Big Investor (BI): We love what you’ve done. We want to invest. How does US$10-million sound to begin with?
Startup Developer (SD): Thanks. That sounds reasonable (*mental backflip*). We look forward to working with you.
BI: Before we go into the nitty-gritties, do you have any protection?
SD: Absolutely. We have CCTV and an alarm system. We also do live backups… in the cloud!
BI: Not that kind of protection.
SD: Oh. What do you mean?
BI: I mean how do you plan on preventing or delaying competition? (*awkward silence*)
SD: Well, we’ve been developing this software for over three years. It will take anyone else just as long to get to where we are.
BI: Really? Do you think it will take Google employees that long to replicate your software?
SD: Well maybe not three years… but you have to appreciate that our software is very clever.
BI: And Google hires stupid people?
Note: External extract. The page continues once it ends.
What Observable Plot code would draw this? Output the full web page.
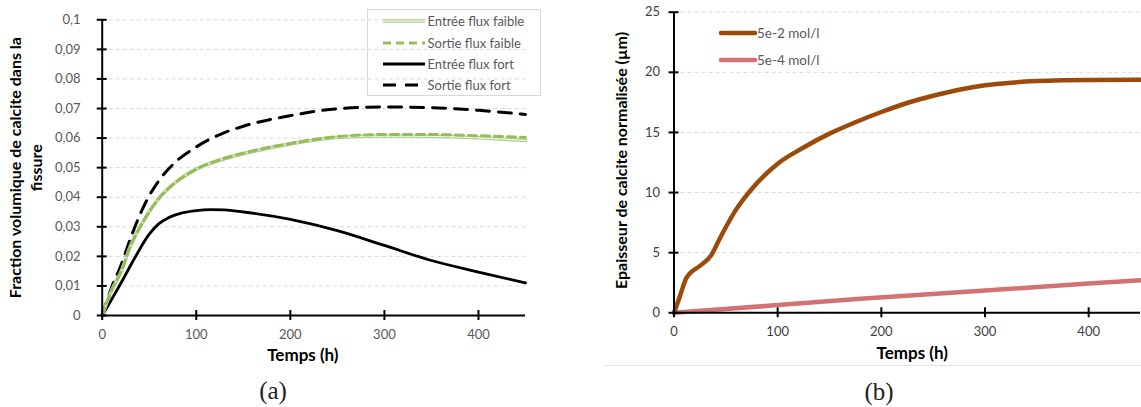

So what you are saying is that you have spent the last three years developing this amazing, unique software and have not spent a dollar on protection? (*mic/investment drop*)
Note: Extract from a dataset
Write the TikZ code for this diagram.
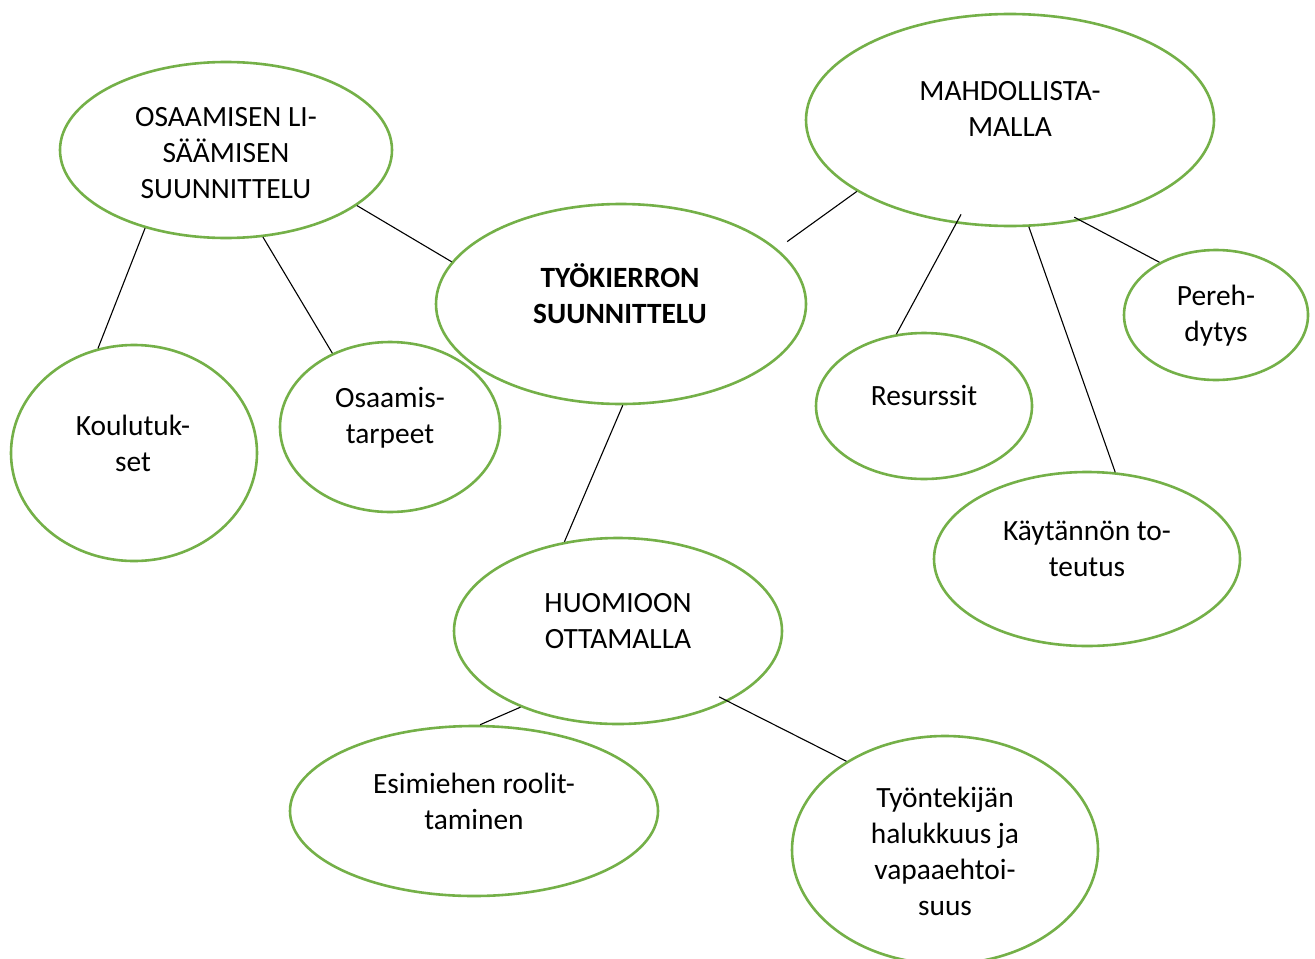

The above scenario has played out in many a boardroom around the world and continues to play out daily. Preventing or delaying competition is not the only reason for protecting your intellectual property (IP) assets though. No matter what your exit strategy, or whether you even have one, the protection of IP and an appropriate IP strategy should be conscious, pro-active discussions that all startups have at a very early stage.
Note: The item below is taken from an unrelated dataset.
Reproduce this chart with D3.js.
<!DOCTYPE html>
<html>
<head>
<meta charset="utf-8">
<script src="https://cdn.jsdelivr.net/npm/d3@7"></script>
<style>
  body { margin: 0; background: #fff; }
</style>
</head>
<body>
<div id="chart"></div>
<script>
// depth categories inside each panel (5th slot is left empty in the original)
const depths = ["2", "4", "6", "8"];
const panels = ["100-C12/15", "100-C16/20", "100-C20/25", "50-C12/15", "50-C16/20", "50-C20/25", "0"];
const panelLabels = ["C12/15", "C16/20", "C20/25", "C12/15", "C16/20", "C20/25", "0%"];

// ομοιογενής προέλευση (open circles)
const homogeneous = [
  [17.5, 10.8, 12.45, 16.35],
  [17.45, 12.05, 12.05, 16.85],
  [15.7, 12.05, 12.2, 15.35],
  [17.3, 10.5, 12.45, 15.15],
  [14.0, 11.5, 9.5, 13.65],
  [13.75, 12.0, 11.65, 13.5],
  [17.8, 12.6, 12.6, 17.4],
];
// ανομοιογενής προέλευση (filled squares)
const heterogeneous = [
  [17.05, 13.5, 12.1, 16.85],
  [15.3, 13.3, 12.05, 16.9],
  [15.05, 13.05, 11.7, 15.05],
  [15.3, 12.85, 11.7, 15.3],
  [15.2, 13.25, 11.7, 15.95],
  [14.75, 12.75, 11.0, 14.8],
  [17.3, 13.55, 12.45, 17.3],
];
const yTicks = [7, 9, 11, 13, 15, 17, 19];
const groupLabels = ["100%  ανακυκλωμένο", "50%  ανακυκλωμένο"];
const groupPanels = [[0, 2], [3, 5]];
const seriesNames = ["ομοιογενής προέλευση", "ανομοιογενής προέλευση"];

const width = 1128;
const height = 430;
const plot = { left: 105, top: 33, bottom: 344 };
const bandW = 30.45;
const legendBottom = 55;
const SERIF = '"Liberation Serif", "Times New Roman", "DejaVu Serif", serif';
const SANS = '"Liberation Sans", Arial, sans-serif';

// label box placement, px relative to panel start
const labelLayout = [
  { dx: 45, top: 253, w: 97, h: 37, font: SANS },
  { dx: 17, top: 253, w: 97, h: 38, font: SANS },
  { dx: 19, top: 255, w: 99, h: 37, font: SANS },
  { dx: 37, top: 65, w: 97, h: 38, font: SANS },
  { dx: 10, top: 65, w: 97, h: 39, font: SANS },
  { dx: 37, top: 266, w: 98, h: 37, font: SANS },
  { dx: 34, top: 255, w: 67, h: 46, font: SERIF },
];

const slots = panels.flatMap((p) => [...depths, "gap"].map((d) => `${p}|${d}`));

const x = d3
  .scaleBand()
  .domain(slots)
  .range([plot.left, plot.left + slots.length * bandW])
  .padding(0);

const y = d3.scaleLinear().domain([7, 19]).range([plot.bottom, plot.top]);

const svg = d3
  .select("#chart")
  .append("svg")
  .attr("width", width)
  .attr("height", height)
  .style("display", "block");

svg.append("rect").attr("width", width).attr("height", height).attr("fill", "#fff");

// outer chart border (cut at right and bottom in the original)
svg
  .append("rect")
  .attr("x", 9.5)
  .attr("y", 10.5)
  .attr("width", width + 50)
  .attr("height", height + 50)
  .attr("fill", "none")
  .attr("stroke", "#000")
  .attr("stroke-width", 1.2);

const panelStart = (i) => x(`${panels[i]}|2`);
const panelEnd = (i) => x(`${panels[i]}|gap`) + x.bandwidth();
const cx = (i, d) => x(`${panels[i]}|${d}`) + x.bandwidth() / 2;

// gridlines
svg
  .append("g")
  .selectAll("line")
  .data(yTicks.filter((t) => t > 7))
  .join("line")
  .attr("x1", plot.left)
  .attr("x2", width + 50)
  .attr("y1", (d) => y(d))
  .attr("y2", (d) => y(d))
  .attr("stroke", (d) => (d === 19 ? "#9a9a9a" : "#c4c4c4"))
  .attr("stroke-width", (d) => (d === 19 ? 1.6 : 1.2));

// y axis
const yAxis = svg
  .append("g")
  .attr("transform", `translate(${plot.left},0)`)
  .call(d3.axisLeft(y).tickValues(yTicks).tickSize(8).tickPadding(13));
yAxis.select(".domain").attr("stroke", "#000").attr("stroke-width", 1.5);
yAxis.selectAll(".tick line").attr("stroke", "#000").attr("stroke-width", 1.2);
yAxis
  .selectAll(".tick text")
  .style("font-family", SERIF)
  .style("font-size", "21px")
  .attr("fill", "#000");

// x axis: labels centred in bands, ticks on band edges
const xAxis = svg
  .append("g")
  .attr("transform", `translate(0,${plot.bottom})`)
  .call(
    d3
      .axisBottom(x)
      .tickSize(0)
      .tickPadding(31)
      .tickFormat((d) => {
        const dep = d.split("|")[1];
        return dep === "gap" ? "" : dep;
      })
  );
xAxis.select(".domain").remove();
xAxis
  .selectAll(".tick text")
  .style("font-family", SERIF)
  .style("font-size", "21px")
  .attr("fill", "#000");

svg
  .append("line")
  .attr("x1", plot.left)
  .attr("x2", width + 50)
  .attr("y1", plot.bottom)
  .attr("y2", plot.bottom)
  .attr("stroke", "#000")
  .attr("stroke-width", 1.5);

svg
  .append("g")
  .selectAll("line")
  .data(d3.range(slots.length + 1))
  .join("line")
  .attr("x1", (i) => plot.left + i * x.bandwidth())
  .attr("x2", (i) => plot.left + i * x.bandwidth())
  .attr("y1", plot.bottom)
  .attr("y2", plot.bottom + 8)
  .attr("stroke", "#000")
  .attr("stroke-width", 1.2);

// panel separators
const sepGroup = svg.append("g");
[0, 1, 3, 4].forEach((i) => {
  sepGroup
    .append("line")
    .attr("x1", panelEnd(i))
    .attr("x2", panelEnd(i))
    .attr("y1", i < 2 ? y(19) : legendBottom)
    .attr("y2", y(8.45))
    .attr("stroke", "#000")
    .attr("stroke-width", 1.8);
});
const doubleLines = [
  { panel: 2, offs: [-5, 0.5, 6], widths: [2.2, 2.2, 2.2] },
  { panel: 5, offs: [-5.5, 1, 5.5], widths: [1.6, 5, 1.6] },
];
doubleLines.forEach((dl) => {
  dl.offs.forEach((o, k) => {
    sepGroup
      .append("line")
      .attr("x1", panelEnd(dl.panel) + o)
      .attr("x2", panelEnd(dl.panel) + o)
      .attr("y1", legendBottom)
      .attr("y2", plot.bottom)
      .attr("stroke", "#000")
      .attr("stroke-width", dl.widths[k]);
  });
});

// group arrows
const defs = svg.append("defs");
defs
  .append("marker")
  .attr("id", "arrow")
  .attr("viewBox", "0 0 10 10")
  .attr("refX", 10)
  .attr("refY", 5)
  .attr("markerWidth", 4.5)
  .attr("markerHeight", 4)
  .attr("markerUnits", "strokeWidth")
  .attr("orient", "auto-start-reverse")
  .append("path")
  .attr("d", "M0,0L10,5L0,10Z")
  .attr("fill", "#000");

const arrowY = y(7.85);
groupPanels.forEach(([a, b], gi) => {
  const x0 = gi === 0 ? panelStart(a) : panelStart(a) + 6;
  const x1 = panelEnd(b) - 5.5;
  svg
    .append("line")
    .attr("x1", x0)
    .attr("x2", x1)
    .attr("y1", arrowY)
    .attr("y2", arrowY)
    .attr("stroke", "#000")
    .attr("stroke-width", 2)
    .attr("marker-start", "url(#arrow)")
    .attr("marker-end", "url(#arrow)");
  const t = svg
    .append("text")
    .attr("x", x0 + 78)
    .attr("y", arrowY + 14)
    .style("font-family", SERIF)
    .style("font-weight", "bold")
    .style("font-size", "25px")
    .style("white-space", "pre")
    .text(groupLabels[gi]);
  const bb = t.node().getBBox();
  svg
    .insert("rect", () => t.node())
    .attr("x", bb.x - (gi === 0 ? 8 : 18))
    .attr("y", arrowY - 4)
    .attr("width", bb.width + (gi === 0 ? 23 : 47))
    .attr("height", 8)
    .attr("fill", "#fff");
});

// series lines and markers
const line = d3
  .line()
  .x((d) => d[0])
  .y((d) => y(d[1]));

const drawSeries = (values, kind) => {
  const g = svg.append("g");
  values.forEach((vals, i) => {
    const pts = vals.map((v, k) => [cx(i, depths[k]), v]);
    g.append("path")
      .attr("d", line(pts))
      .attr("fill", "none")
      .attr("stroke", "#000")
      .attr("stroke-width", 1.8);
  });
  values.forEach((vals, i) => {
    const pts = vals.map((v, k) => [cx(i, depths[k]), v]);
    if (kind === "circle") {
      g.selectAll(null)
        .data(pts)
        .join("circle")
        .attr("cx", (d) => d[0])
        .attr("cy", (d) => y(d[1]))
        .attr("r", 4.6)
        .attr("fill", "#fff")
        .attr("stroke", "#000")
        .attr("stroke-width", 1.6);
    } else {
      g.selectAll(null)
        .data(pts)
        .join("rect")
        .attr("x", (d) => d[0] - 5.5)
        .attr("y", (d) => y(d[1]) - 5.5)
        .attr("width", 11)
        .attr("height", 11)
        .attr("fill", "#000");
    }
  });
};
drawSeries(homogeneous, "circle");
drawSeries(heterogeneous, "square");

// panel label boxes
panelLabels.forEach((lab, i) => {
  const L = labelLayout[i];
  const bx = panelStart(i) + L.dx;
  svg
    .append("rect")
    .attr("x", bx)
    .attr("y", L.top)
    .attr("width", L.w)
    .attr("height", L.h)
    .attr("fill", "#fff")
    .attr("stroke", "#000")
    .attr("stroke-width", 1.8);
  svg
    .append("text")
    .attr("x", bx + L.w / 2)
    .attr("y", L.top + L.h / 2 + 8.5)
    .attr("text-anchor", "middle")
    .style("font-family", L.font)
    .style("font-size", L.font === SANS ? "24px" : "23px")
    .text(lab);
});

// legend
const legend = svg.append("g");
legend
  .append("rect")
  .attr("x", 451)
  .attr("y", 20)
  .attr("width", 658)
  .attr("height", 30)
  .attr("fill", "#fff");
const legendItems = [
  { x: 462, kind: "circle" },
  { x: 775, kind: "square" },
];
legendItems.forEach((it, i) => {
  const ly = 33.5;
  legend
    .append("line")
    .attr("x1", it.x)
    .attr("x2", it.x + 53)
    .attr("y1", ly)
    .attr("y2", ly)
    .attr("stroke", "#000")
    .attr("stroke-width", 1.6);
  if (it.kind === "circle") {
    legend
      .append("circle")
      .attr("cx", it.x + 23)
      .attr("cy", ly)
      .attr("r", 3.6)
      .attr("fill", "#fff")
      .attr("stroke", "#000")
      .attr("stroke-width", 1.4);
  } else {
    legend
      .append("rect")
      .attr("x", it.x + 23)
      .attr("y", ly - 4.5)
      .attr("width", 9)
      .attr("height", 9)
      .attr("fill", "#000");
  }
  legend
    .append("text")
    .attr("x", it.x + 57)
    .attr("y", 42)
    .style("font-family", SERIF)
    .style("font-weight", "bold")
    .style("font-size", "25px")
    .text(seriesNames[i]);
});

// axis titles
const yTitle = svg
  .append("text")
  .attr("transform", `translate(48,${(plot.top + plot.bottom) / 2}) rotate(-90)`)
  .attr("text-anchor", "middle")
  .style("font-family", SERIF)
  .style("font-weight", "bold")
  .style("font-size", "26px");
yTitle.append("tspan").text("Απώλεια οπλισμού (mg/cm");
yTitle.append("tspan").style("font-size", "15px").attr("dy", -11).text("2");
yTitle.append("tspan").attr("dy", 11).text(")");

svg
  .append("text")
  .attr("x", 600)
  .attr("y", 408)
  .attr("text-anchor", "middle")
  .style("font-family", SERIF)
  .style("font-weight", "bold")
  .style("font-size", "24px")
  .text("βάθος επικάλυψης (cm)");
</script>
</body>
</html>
One effective way of protecting new technology is by way of a patent. While not all technologies are patentable, the rumour that inventions that rely on software for their operation cannot be patented is the stuff of fables. If you are not considering patents for your software-driven business you may quite simply be missing the boat.
But patents are not only effective in preventing others from making, using or selling your patented technology. In fact, the following may be far more beneficial to your South African-based software startup:
- Attracting investors
Investors like patents. They clearly indicate ownership of intellectual property (IP), meaning that it is evident to potential investors what technology your startup actually owns. Patents are easily identifiable and demonstrate some degree of differentiation from the status quo – they can also be indicators of innovation. A patent, unlike know-how, is something that remains behind when a key-man leaves, meaning that investors get to invest in something more tangible than talent. Patents also give potential investors at least some level of comfort that the technology they are investing in could be monopolised. A potential investor will be less inclined to invest in your technology if there is no possibility of preventing or at least deterring competition once you hit the market. You also do not have to break the bank to get patent protection. One pending or provisional patent application with some outstanding international patent rights may be all you need to satisfy the investors.
- Defensive play
Patents can be used to protect your startup against claims of patent infringement from others. Having its own patents to hand would naturally strengthen your startup’s position at the negotiating table and, when faced with an allegation of patent infringement, cross-licencing or counter-suing are options which may encourage the patent assertor to back down. This is particularly relevant for startups planning on launching in the United States, a market well known for its assertive patentees and less savoury operators like patent trolls.
Not only can startups use their own patents to fend off allegations of patent infringement by third parties, they can also be used to assure their clients that the technology they are licencing is properly owned. For example in his book Cash in, cash out, Fundamo founder Hannes van Rensberg mentions their defensive IP strategy: Fundamo “lodged many patents and managed [their] patent portfolio actively, not so that they could sue for royalties, but to assure their clients that what they licensed from [Fundamo] was actually [theirs].”
- Licensing; an additional revenue stream
Patented technology can be licenced. This is particularly beneficial for technology which no longer aligns with a startup’s direction. By allowing others to develop and sell the technology, your startup can still generate revenue and the research and development invested in building the technology is not wasted. As big-league examples, IBM has been reported to generate about US$1-billion dollars in revenue every year through out-licensing their own patents and other intellectual property and in its heyday Microsoft was making about US$2-billion dollars by licencing patents used in Android-based phones.
- Monopoly for new tech
Last but not least: the 20 year monopoly. Even if you have no intention of suing, others (without knowing this) will think twice about encroaching once aware of your patents. In some cases a simple letter is effective in deterring or just delaying would-be competitors from eating your lunch. After all, if you were still early in the development process and received such a letter, would you not rather change your development tact than risk involvement in a patent infringement suit?
Patents play an important role in protecting innovative and technical advances in the software realm and should not be left at the very bottom of your to-do list.